Gwyneth Paltrow’un Apple (Elma) ve Moses’ını (Musa), Nicolas Cage’in Kal-El’ini (İbranice’de ’Tanrı’nın Sesi’ anlamına geliyor) ve Katie Holmes-Tom Cruise çiftinin Suri’sini (Prenses) biliyorduk.

Son olarak, Angelina Jolie-Brad Pitt çifti kızlarına Shiloh Nouvel adını taktı.

Shiloh, Amerikan İç Savaşı’nın en kanlı savaşının yapıldığı yer, bir erkek adı ve ’Mesih’ anlamına geliyor. Nouvel ise Fransızca’da ’yeni’ demek.

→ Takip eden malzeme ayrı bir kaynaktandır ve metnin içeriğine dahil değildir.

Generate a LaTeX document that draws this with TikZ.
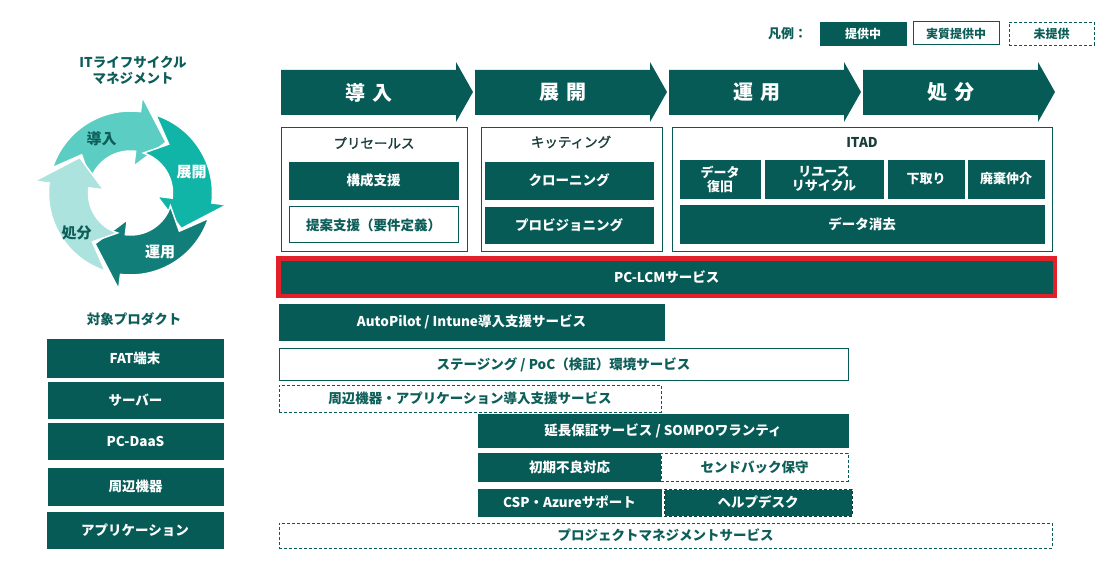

Ben bu modanın bize de sıçramasını bekliyordum ama bizim oyuncular klasik takılmaya devam ediyorlar.

Emine Ün ve Emre Kınay’ın kızlarının adı Duru. Nurgül Yeşilçay-Cem Özer çifti bebeklerine Osman Nejat adını verdiler. Arzu Balkan ve Tamer Karadağlı ise yakında dünyaya gelecek olan kızlarına Zeyno diyecekler.

Ama uzun sürmez, bizde de yakında Hollywood modasına uyan birileri çıkar.

Sinemacılar Beykoz’a taşındı

Beykoz’daki eski Sümerbank Deri ve Kundura Fabrikası yeni Yeşilçam olmuş da haberimiz yok. ’Barda’ filminin set ziyareti sırasında aynı yerde çekilen iki film daha olduğunu öğrendim.

Ömer Uğur’un yönettiği, başrollerini Mehmet Ali Alabora ve Sibel Kekilli’nin paylaştığı ’Eve Dönüş’; Metin Akpınar, Erkan Petekkaya, Melisa Sözen’in rol aldığı Semir Aslanyürek filmi ’Eve Giden Yol’ ve Serdar Akar’ın ’Barda’ filmleri birbirlerine iki adım mesafede kurulmuş platolarda çekiliyor.

Duyduğuma göre mekan bir süreliğine film şirketlerine kiralanmış. İleride ise burada bir otel yapılması düşünülüyormuş.

Sinemacılar, havası temiz, sessiz sakin, yeni otoban sayesinde ulaşımı da son derece kolay olan Beykoz’u sever ve alışırsa, otel fikri bir kenara bırakılmalı bence.

Bu arada ’Eve Giden Yol’ ve ’Eve Dönüş’ filmlerinin oyuncularının aklında bulunsun. ’Barda’nın setinde bir bar ve mini futbol sahası var. Çekimler arası içkiye ve maça beklerler herhalde.